Why The Sun would print such trash is beyond me.
Caricature captured cavalier attitude
I commend The Sun for running the Oliphant cartoon showing President Bush cheerfully strutting over the coffins of American soldiers (July 2).
No doubt The Sun will get letters attacking it for being unpatriotic. But the cartoon expresses so well the cavalier attitude of this administration toward our troops.
The Bush administration has pursued its own goals no matter the cost in American and Iraqi lives or to the nation's reputation.
Our troops in Iraq are certainly brave and noble in their willingness to sacrifice for their country.

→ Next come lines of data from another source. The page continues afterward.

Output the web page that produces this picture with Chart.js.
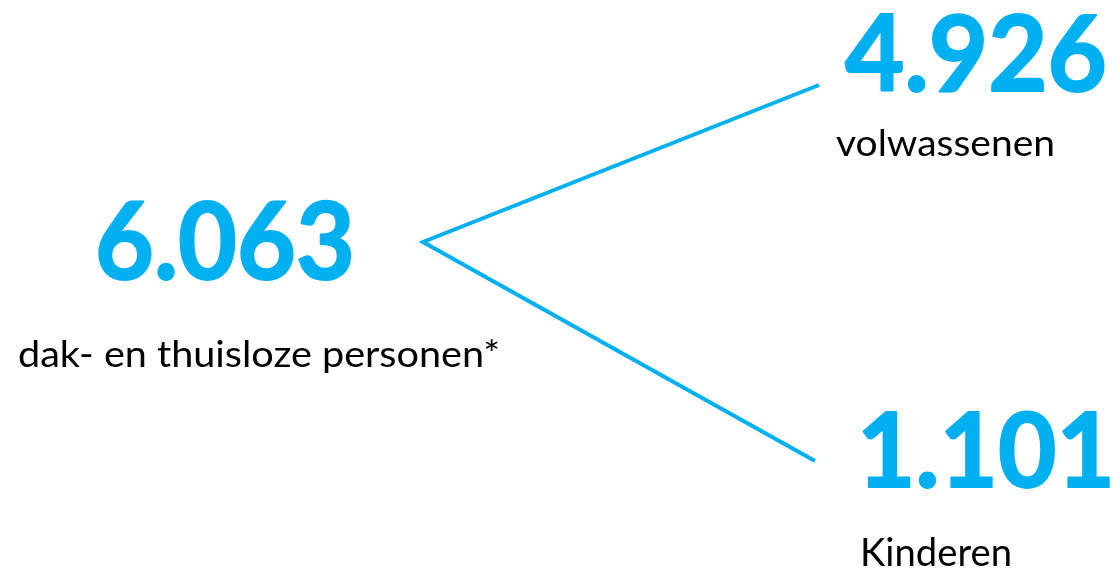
<!DOCTYPE html>
<html>
<head>
<meta charset="utf-8">
<script src="https://cdn.jsdelivr.net/npm/chart.js@4"></script>
<style>
  html, body { margin: 0; padding: 0; background: #fff; }
  #wrap { width: 1120px; height: 568px; }
</style>
</head>
<body>
<div id="wrap"><canvas id="chart" width="1120" height="568"></canvas></div>
<script>
// data
const nodeLabels = ['dak- en thuisloze personen*', 'volwassenen', 'Kinderen'];
const nodeValues = [6063, 4926, 1101];
const links = [[0, 1], [0, 2]];   // total -> parts

// layout (plot units = pixels of the 1120x568 picture)
const anchors = [{ x: 423, y: 242 }, { x: 819, y: 85 }, { x: 815, y: 461 }];
const valueBoxes = [
    { left: 95, base: 279, width: 260, cap: 77 },
    { left: 845, base: 91, width: 262, cap: 76 },
    { left: 857, base: 487, width: 258, cap: 75 }
];
const labelBoxes = [
    { left: 18, base: 367, width: 482, cap: 27 },
    { left: 836, base: 156, width: 219, cap: 27 },
    { left: 860, base: 566, width: 152, cap: 28 }
];

const BLUE = '#00B0F0';

function fmt(v) {
    return String(v).replace(/\B(?=(\d{3})+(?!\d))/g, '.');
}

// one polyline: part1 -> total -> part2, so the tip gets a sharp join
const path = [anchors[links[0][1]], anchors[links[0][0]], anchors[links[1][1]]];

// draw text so its cap height and width match the box
function fitText(ctx, text, box, weight, color, xs, ys, extra) {
    const size = box.cap / 0.72;   // Lato cap height ~0.72em
    ctx.font = weight + ' ' + size + 'px Lato, "Open Sans", sans-serif';
    const w = ctx.measureText(text).width;
    const x = xs.getPixelForValue(box.left);
    const y = ys.getPixelForValue(box.base);
    const targetW = xs.getPixelForValue(box.left + box.width) - x;
    ctx.save();
    ctx.translate(x, y);
    ctx.scale(targetW / w, 1);
    ctx.fillStyle = color;
    ctx.textAlign = 'left';
    ctx.textBaseline = 'alphabetic';
    ctx.fillText(text, 0, 0);
    if (extra) {   // heavier look, closer to the original bold face
        ctx.strokeStyle = color;
        ctx.lineWidth = extra;
        ctx.lineJoin = 'round';
        ctx.strokeText(text, 0, 0);
    }
    ctx.restore();
}

const textPlugin = {
    id: 'nodeText',
    afterDatasetsDraw(chart) {
        const ctx = chart.ctx;
        const xs = chart.scales.x, ys = chart.scales.y;
        nodeValues.forEach((v, i) => {
            fitText(ctx, fmt(v), valueBoxes[i], '700', BLUE, xs, ys, 2);
            fitText(ctx, nodeLabels[i], labelBoxes[i], '400', '#000', xs, ys, 0);
        });
    }
};

new Chart(document.getElementById('chart'), {
    type: 'scatter',
    data: {
        datasets: [{
            data: path,
            showLine: true,
            borderColor: BLUE,
            borderWidth: 4,
            borderJoinStyle: 'miter',
            borderCapStyle: 'butt',
            pointRadius: 0,
            fill: false
        }]
    },
    options: {
        responsive: false,
        animation: false,
        layout: { padding: 0 },
        plugins: { legend: { display: false }, tooltip: { enabled: false } },
        scales: {
            x: { type: 'linear', min: 0, max: 1120, display: false },
            y: { type: 'linear', min: 0, max: 568, reverse: true, display: false }
        }
    },
    plugins: [textPlugin]
});
</script>
</body>
</html>
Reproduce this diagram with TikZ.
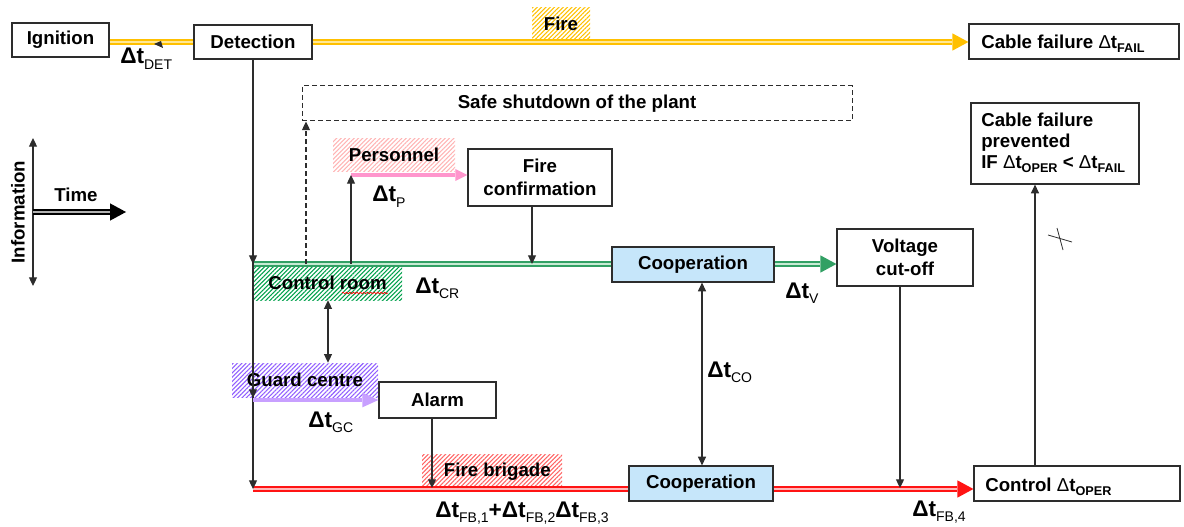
\documentclass[tikz,border=0pt]{standalone}
\usepackage{fontspec}
\setmainfont{Liberation Sans}
\usetikzlibrary{arrows.meta,patterns.meta,decorations.pathmorphing}
\definecolor{fyel}{RGB}{255,192,0}
\definecolor{fyelL}{RGB}{255,232,150}
\definecolor{cgreen}{RGB}{50,160,100}
\definecolor{cgreenL}{RGB}{200,235,212}
\definecolor{hgreen}{RGB}{0,160,75}
\definecolor{cred}{RGB}{255,20,20}
\definecolor{credL}{RGB}{255,185,185}
\definecolor{hred}{RGB}{255,100,100}
\definecolor{hpink}{RGB}{255,180,180}
\definecolor{cpink}{RGB}{255,150,205}
\definecolor{cpurple}{RGB}{200,160,255}
\definecolor{hpurple}{RGB}{145,95,255}
\definecolor{cblue}{RGB}{198,230,250}
\definecolor{dgray}{RGB}{45,45,45}
\newcommand\lsub[1]{\raisebox{-4pt}{\fontsize{10.5}{10.5}\selectfont\mdseries #1}}
\newcommand\bsub[1]{\raisebox{-3pt}{\fontsize{9.5}{9.5}\selectfont\bfseries #1}}
\newcommand\thD{{\mdseries Δ}}
\begin{document}
\begin{tikzpicture}[x=0.75pt,y=-0.75pt,
  rect/.style n args={4}{at={({(#1+#3)/2},{(#2+#4)/2})}, minimum width={(#3-#1)*0.75pt}, minimum height={(#4-#2)*0.75pt}},
  box/.style={draw=dgray, line width=0.9pt, fill=white, inner sep=0pt, font=\bfseries\fontsize{14}{17}\selectfont, align=center},
  hatch/.style={inner sep=0pt, font=\bfseries\fontsize{14}{17}\selectfont, pattern={Lines[angle=45,distance=2.3pt,line width=0.8pt]}},
  conn/.style={draw=dgray, line width=0.9pt, -{Triangle[length=6.5pt,width=6pt]}},
  dconn/.style={draw=dgray, line width=0.9pt, {Triangle[length=6.5pt,width=6pt]}-{Triangle[length=6.5pt,width=6pt]}},
  lbl/.style={font=\bfseries\fontsize{17}{19}\selectfont, inner sep=0pt, anchor=base west},
  btxt/.style={font=\bfseries\fontsize{14}{17}\selectfont, inner sep=0pt},
  yl/.style={draw=fyel, line width=3.8pt},
  ylin/.style={draw=fyelL, line width=1.1pt},
  gl/.style={draw=cgreen, line width=3.8pt},
  glin/.style={draw=cgreenL, line width=1.1pt},
  rl/.style={draw=cred, line width=3.8pt},
  rlin/.style={draw=credL, line width=1.1pt},
  bigtip/.style={-{Triangle[length=12pt 0 0,width=13pt 0 0,line width=0pt]}},
]
\useasboundingbox (0,0) rectangle (1184,527);

% hatched labels
\node[hatch, pattern color=fyel, rect={532}{8}{590}{40}] (fire) {Fire};
\node[hatch, pattern color=hpink, rect={333}{139}{455}{172}] (pers) {\raisebox{1.5pt}{Personnel}};
\node[hatch, pattern color=hgreen, rect={253}{266}{402}{300}] (ctl) {Control room};
\node[hatch, pattern color=hpurple, rect={232}{363}{378}{397}] (gcb) {Guard centre};
\node[hatch, pattern color=hred, rect={422}{454}{562}{489}] (fbr) {\hspace*{8pt}Fire brigade};
\draw[red, line width=0.5pt, decorate, decoration={snake, amplitude=0.6pt, segment length=2.6pt}] (342,293) -- (388,293);

% boxes
\node[box, rect={12}{23}{109}{57}] (ign) {Ignition};
\node[box, rect={194}{25}{312}{59}] (det) {Detection};
\node[box, rect={969}{24}{1179}{59}] (cab) {};
\node[btxt, anchor=base west] (cabt) at (981,49) {Cable failure \thD t\bsub{FAIL}};
\node[box, dashed, line width=0.75pt, dash pattern=on 3.5pt off 2.5pt, rect={302}{86}{852}{121}] (safe) {Safe shutdown of the plant};
\node[box, rect={468}{149}{612}{206}] (conf) {Fire\\confirmation};
\node[box, fill=cblue, rect={612}{247}{774}{282}] (coopT) {Cooperation};
\node[box, rect={837}{229}{973}{286}] (volt) {Voltage\\cut-off};
\node[box, rect={379}{382}{496}{418}] (alarm) {Alarm};
\node[box, fill=cblue, rect={629}{466}{773}{501}] (coopB) {Cooperation};
\node[box, rect={974}{466}{1180}{501}] (ctrl) {};
\node[btxt, anchor=base west] (ctrlt) at (985,491) {Control \thD t\bsub{OPER}};
\node[box, rect={971}{103}{1139}{184}] (prev) {};
\node[btxt, anchor=west, align=left, font=\bfseries\fontsize{14}{15.75}\selectfont] (prevt) at (981,143) {Cable failure\\prevented\\IF \thD t\bsub{OPER} < \thD t\bsub{FAIL}};

% yellow fire line
\draw[yl] (ign.east |- det.west) -- (det.west);
\draw[ylin] (ign.east |- det.west) -- (det.west);
\draw[yl, bigtip] (det.east) -- (cab.west |- det.east);
\draw[ylin, shorten >=12pt] (det.east) -- (cab.west |- det.east);
\fill[dgray] (154,44) -- (161,41) -- (163,48) -- cycle;

% green control-room line
\coordinate (g0) at (253,264);
\draw[gl] (g0) -- (coopT.west |- g0);
\draw[glin] (g0) -- (coopT.west |- g0);
\draw[gl, bigtip] (coopT.east |- g0) -- (volt.west |- g0);
\draw[glin, shorten >=12pt] (coopT.east |- g0) -- (volt.west |- g0);

% red fire-brigade line
\coordinate (r0) at (253,489);
\draw[rl] (r0) -- (coopB.west |- r0);
\draw[rlin] (r0) -- (coopB.west |- r0);
\draw[rl, bigtip] (coopB.east |- r0) -- (ctrl.west |- r0);
\draw[rlin, shorten >=12pt] (coopB.east |- r0) -- (ctrl.west |- r0);

% detection arrows
\coordinate (gcTip) at (253,398);
\draw[conn] (det.south) -- (g0);
\draw[conn] (det.south) -- (gcTip);
\draw[conn] (det.south) -- (r0);

% purple and pink arrows
\coordinate (pu0) at (253,400);
\draw[draw=cpurple, line width=3pt, -{Triangle[length=12pt 0 0,width=11pt 0 0,line width=0pt]}] (pu0) -- (alarm.west |- pu0);
\coordinate (pk0) at (351,175);
\draw[draw=cpink, line width=2.4pt, -{Triangle[length=9pt 0 0,width=9pt 0 0,line width=0pt]}] (pk0) -- (conf.west |- pk0);

% thin connectors
\coordinate (pp0) at (351,264);
\draw[conn] (pp0) -- (pk0);
\coordinate (ds0) at (306,264);
\draw[conn, dashed, dash pattern=on 3.5pt off 2.5pt] (ds0) -- (safe.south -| ds0);
\coordinate (cf0) at (532,264);
\draw[conn] (conf.south -| cf0) -- (cf0);
\coordinate (cg) at (328,0);
\draw[dconn] (ctl.south -| cg) -- (gcb.north -| cg);
\coordinate (co) at (702,0);
\draw[dconn] (coopT.south -| co) -- (coopB.north -| co);
\coordinate (vv) at (900,488);
\draw[conn] (volt.south -| vv) -- (vv);
\coordinate (aa) at (432,488);
\draw[conn] (alarm.south -| aa) -- (aa);
\coordinate (cp) at (1035,0);
\draw[conn] (ctrl.north -| cp) -- (prev.south -| cp);
\draw[dgray, line width=0.6pt] (1048,235) -- (1072,242) (1057,228) -- (1063,250);

% legend
\coordinate (i0) at (33,138);
\coordinate (i1) at (33,286);
\draw[dconn] (i0) -- (i1);
\coordinate (t0) at (33,212);
\coordinate (t1) at (126,212);
\draw[black, line width=4.2pt, bigtip] (t0) -- (t1);
\draw[gray!60, line width=1.3pt, shorten >=12pt] (t0) -- (t1);
\node[btxt, rotate=90] (info) at (18,212) {Information};
\node[btxt] (time) at (76,195) {Time};

% time labels
\node[lbl] (lDET) at (120,64) {Δt\lsub{DET}};
\node[lbl] (lP) at (372,202) {Δt\lsub{P}};
\node[lbl] (lCR) at (415,293) {Δt\lsub{CR}};
\node[lbl] (lV) at (785,298) {Δt\lsub{V}};
\node[lbl] (lGC) at (308,427) {Δt\lsub{GC}};
\node[lbl] (lCO) at (707,377) {Δt\lsub{CO}};
\node[lbl] (lFB4) at (912,516) {Δt\lsub{FB,4}};
\node[lbl] (lFB) at (435,517) {Δt\lsub{FB,1}+Δt\lsub{FB,2}Δt\lsub{FB,3}};
\end{tikzpicture}
\end{document}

But their commander-in-chief has sent them on a mission that betrays the ideals and interests of this nation.
Some faithful people embrace tolerance
How refreshing to see the United Church of Christ support gay marriage at a time when other Christian faiths seem to be closing the door ("United Church of Christ endorses gay marriage," July 5).
This vote clearly invalidates the myth that there is a monolithic bloc of "people of faith" who oppose gay and lesbian marriage equality.
Let us hope other denominations will summon the strength to stop wrapping their homophobia in the guise of religious beliefs and embrace a more inclusive and compassionate faith.
Another predator allowed to escape
I am sad to see yet another alleged child predator escape responsibility because of the laws of Maryland ("Case against ex-priest dropped," July 2).
Civil law has long been pedophile-friendly in Maryland. Now the decision to drop charges against Maurice Blackwell makes it evident that criminal laws also have few teeth.
The state's attorney's office can only work within the framework of the existing laws in the state.
It is time for the Maryland legislature to take a hard look at the child predator laws governing the state and move Maryland out of being one of the most pedophile-friendly states in the country.
Glen Rock, Pa.
The writer is chairman of the Greater Baltimore Survivors Network of those Abused by Priests.